Exercise task: Check each line of the records below for the word "that" and copy those where it appears.

Extracted information:

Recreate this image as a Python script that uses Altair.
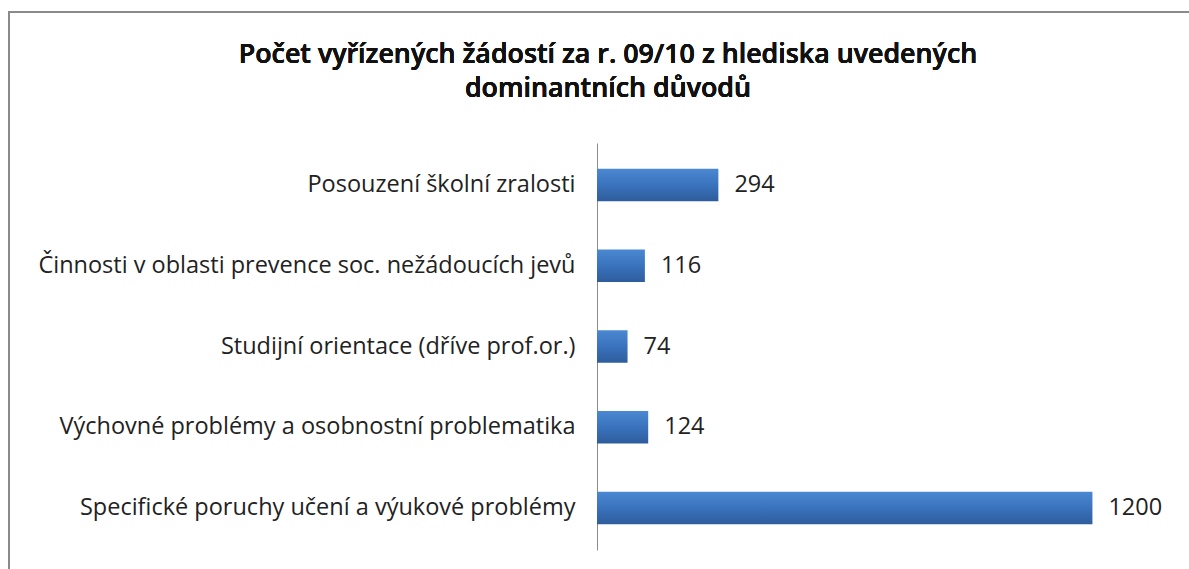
import altair as alt
import pandas as pd

categories = [
    "Posouzení školní zralosti",
    "Činnosti v oblasti prevence soc. nežádoucích jevů",
    "Studijní orientace (dříve prof.or.)",
    "Výchovné problémy a osobnostní problematika",
    "Specifické poruchy učení a výukové problémy",
]
values = [294, 116, 74, 124, 1200]

df = pd.DataFrame({"kategorie": categories, "pocet": values})

FONT = "Open Sans"
W, H = 578, 407
LEFT, TOP = 597, 143

grad = alt.Gradient(
    gradient="linear",
    stops=[
        alt.GradientStop(color="#4b88d2", offset=0),
        alt.GradientStop(color="#3a72bd", offset=0.5),
        alt.GradientStop(color="#2e5d9c", offset=1),
    ],
    x1=0, x2=0, y1=0, y2=1,
)

y_enc = alt.Y(
    "kategorie:N",
    sort=categories,
    scale=alt.Scale(paddingInner=0.6, paddingOuter=0.32),
    axis=alt.Axis(
        title=None,
        ticks=False,
        labelFont=FONT,
        labelFontSize=23.5,
        labelColor="#222222",
        labelPadding=22,
        labelLimit=600,
        domainColor="#8c8c8c",
        domainWidth=1,
    ),
)
x_enc = alt.X("pocet:Q", scale=alt.Scale(domain=[0, 1400], nice=False), axis=None)

frame = alt.Chart(df).mark_rect(
    fillOpacity=0, stroke="#8a8a8a", strokeWidth=2
).encode(
    x=alt.value(9 - LEFT), x2=alt.value(1189 - LEFT + 20),
    y=alt.value(12 - TOP), y2=alt.value(569 - TOP + 20),
)

bars = alt.Chart(df).mark_bar(color=grad).encode(x=x_enc, y=y_enc)

labels = alt.Chart(df).mark_text(
    align="left", dx=16, font=FONT, fontSize=23.5, color="#222222"
).encode(x=x_enc, y=y_enc, text="pocet:Q")

title1 = alt.Chart(df).mark_text(
    font=FONT, fontSize=26.8, fontWeight=600, color="#111111",
    align="center", baseline="alphabetic",
).encode(
    x=alt.value(608 - LEFT), y=alt.value(63 - TOP),
    text=alt.value("Počet vyřízených žádostí za r. 09/10 z hlediska uvedených"),
)
title2 = alt.Chart(df).mark_text(
    font=FONT, fontSize=26.8, fontWeight=600, color="#111111",
    align="center", baseline="alphabetic",
).encode(
    x=alt.value(608 - LEFT), y=alt.value(97 - TOP),
    text=alt.value("dominantních důvodů"),
)

chart = alt.layer(frame, bars, labels, title1, title2).properties(
    width=W, height=H,
    padding={"left": LEFT, "top": TOP, "right": 1189 - LEFT - W, "bottom": 569 - TOP - H},
    autosize=alt.AutoSizeParams(type="none"),
    background="white",
).configure_view(stroke=None)

chart.save("out.html", embed_options={"renderer": "svg", "actions": False})
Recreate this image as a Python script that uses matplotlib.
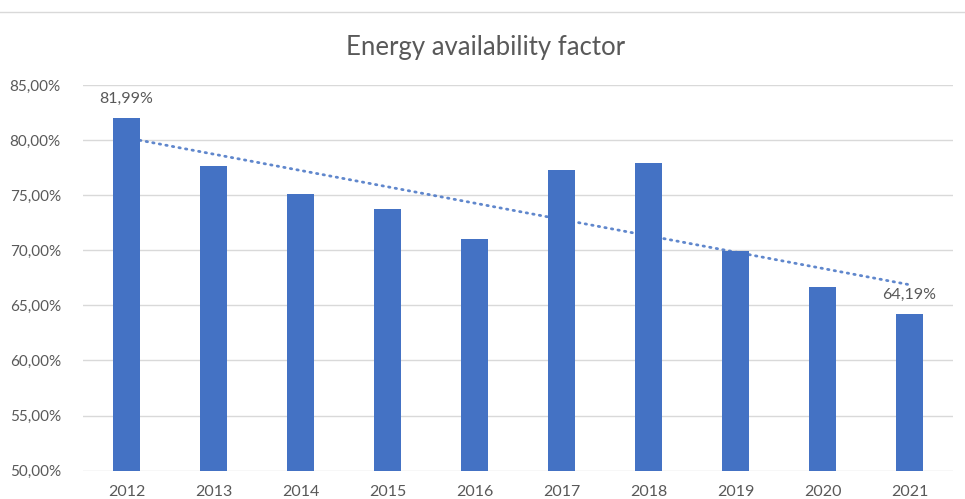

Result of the exercise:
Recreate this image as a Python script that uses Altair.
Recreate this image as a Python script that uses matplotlib.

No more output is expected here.